Connecting small-scale breeders and female yogurt producers with the schools’ demand, the “Milk initiative” has gradually been rolled out to some 5,300 students at 28 primary schools. The model’s success relies on its ability to value local knowledge and establish a sustainable value chain that links women working at milk processing plants with cattle-breeders, small-scale fodder producers, milk collectors, yogurt distributors and schools.
This ecosystem not only boosts local economies, but also promotes gender equality as it gives women the tools and resources to become successful dairy entrepreneurs in their communities.
We are supporting WFP to consolidate the Dori model and expand it to the provinces of Seno and Soum. The activities specifically include:
- Technical support and training throughout the milk value chain (milk processors and collectors).
- Strategic and operational alignment with national ministries and local municipalities in the Sahel region to support the development of a comprehensive national framework and prepare the take-over of the initiative.
- Two women-owned milk processing units are up and running. Their production meets quality standards and the units are competitive on the market. The women increase their income and their access to credit and the market, and benefit from better social status.
- A total of 12,500 schoolchildren at 71 schools in Dori and Djibo receive locally-produced yogurt on a daily basis. Attendance rates in the schools where yogurt is provided increase to reach 85%.
- A high-quality milk value chain is established, including milk collectors, livestock breeders and small-scale farmers.
The programme is being implemented under the leadership of the Ministry of National Education and Literacy, with the involvement of other relevant departments (Health, Agriculture, Livestock and Fishing) to prepare the Government to take it over, directing a nationally owned, funded and managed home-grown school meals programme.

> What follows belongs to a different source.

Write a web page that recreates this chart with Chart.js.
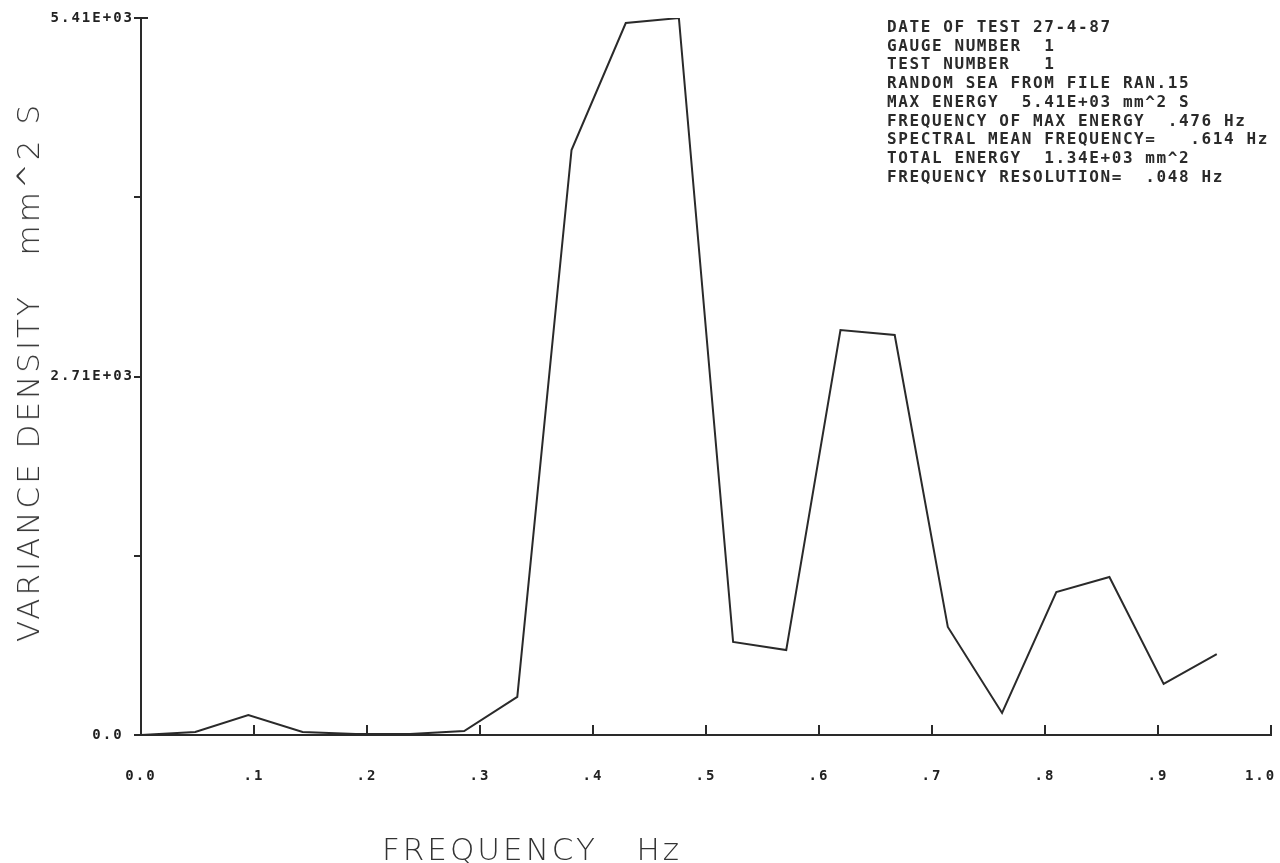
<!DOCTYPE html>
<html>
<head>
<meta charset="utf-8">
<title>Variance density spectrum</title>
<script src="https://cdn.jsdelivr.net/npm/chart.js@4"></script>
<style>
  body { margin: 0; background: #fff; }
  #wrap { position: relative; width: 1280px; height: 863px; }
  #plot { position: absolute; left: 0; top: 0; }
  .txt { position: absolute; color: #333; white-space: pre; }
  #info {
    left: 887px; top: 18px;
    font: bold 16px "DejaVu Sans Mono", monospace;
    letter-spacing: 1.6px; line-height: 18.7px; color: #2a2a2a;
  }
  #xtitle {
    left: 382px; top: 831px;
    font: 200 31px "DejaVu Sans", sans-serif; letter-spacing: 3px;
  }
  #ytitle {
    left: 28px; top: 372px;
    font: 200 31px "DejaVu Sans", sans-serif; letter-spacing: 3px;
    transform: translate(-50%, -50%) rotate(-90deg);
  }
</style>
</head>
<body>
<div id="wrap">
  <canvas id="plot" width="1280" height="863"></canvas>
  <div class="txt" id="info"></div>
  <div class="txt" id="xtitle">FREQUENCY   Hz</div>
  <div class="txt" id="ytitle">VARIANCE DENSITY   mm^2 S</div>
</div>
<script>
// spectrum samples (Hz, mm^2 s)
const freq = [0, 0.048, 0.095, 0.143, 0.190, 0.238, 0.286, 0.333, 0.381, 0.429,
              0.476, 0.524, 0.571, 0.619, 0.667, 0.714, 0.762, 0.810, 0.857, 0.905, 0.952];
const density = [0, 23, 151, 23, 8, 8, 30, 287, 4414, 5372,
                 5410, 702, 641, 3056, 3018, 815, 166, 1079, 1192, 385, 611];

const xTickValues = [0, 0.1, 0.2, 0.3, 0.4, 0.5, 0.6, 0.7, 0.8, 0.9, 1.0];
const xTickLabels = ['0.0', '.1', '.2', '.3', '.4', '.5', '.6', '.7', '.8', '.9', '1.0  '];
const yTickValues = [0, 1352.5, 2705, 4057.5, 5410];
const yTickLabels = ['0.0 ', '', '2.71E+03', '', '5.41E+03'];

const infoLines = [
  'DATE OF TEST 27-4-87',
  'GAUGE NUMBER  1',
  'TEST NUMBER   1',
  'RANDOM SEA FROM FILE RAN.15',
  'MAX ENERGY  5.41E+03 mm^2 S',
  'FREQUENCY OF MAX ENERGY  .476 Hz',
  'SPECTRAL MEAN FREQUENCY=   .614 Hz',
  'TOTAL ENERGY  1.34E+03 mm^2',
  'FREQUENCY RESOLUTION=  .048 Hz'
];
document.getElementById('info').textContent = infoLines.join('\n');

const ink = '#2a2a2a';

// plotter style: spaced-out labels, tick marks pointing up into the plot,
// and the little cap at the top of the value axis
const plotterStyle = {
  id: 'plotterStyle',
  beforeDraw(chart) {
    chart.ctx.letterSpacing = '2px';
  },
  afterDraw(chart) {
    const ctx = chart.ctx;
    const x = chart.scales.x;
    const y = chart.scales.y;
    const base = chart.chartArea.bottom;
    ctx.save();
    ctx.strokeStyle = ink;
    ctx.lineWidth = 2;
    xTickValues.slice(1).forEach(v => {
      const px = Math.round(x.getPixelForValue(v));
      ctx.beginPath();
      ctx.moveTo(px, base);
      ctx.lineTo(px, base - 10);
      ctx.stroke();
    });
    const top = Math.round(y.getPixelForValue(yTickValues[yTickValues.length - 1]));
    const left = chart.chartArea.left;
    ctx.beginPath();
    ctx.moveTo(left, top);
    ctx.lineTo(left + 7, top);
    ctx.stroke();
    ctx.restore();
  }
};

new Chart(document.getElementById('plot'), {
  type: 'line',
  data: {
    datasets: [{
      data: freq.map((f, i) => ({ x: f, y: density[i] })),
      borderColor: ink,
      borderWidth: 2,
      pointRadius: 0,
      tension: 0,
      fill: false
    }]
  },
  options: {
    responsive: false,
    animation: false,
    layout: { padding: { left: 0, top: 18, right: 9, bottom: 0 } },
    plugins: { legend: { display: false }, tooltip: { enabled: false } },
    scales: {
      x: {
        type: 'linear',
        min: 0,
        max: 1,
        afterBuildTicks: s => { s.ticks = xTickValues.map(v => ({ value: v })); },
        afterFit: s => { s.height = 128; s.paddingLeft = 0; s.paddingRight = 0; },
        grid: { display: false, drawTicks: false },
        border: { display: true, color: ink, width: 2 },
        ticks: {
          autoSkip: false,
          maxRotation: 0,
          padding: 33,
          color: '#222',
          font: { family: 'DejaVu Sans Mono', size: 14, weight: 'bold' },
          callback: (v, i) => xTickLabels[i]
        }
      },
      y: {
        min: 0,
        max: 5410,
        afterBuildTicks: s => { s.ticks = yTickValues.map(v => ({ value: v })); },
        afterFit: s => { s.width = 141; s.paddingTop = 0; s.paddingBottom = 0; },
        grid: { display: true, drawOnChartArea: false, drawTicks: true, tickLength: 7, color: ink, lineWidth: 2 },
        border: { display: true, color: ink, width: 2 },
        ticks: {
          autoSkip: false,
          padding: 0,
          color: '#222',
          font: { family: 'DejaVu Sans Mono', size: 14, weight: 'bold' },
          callback: (v, i) => yTickLabels[i]
        }
      }
    }
  },
  plugins: [plotterStyle]
});
</script>
</body>
</html>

WFP’s efforts to link school feeding and local agricultural and milk production address the root causes of hunger and food insecurity by helping farmers and smallholder cattle breeders access markets, boost their incomes and improve their livelihoods. School feeding programmes are multi-sectoral in nature. WFP works with other United Nation agencies (including UNDP, FAO, UNFPA and IFAD) to ensure effective coordination, sustainability and efficiency.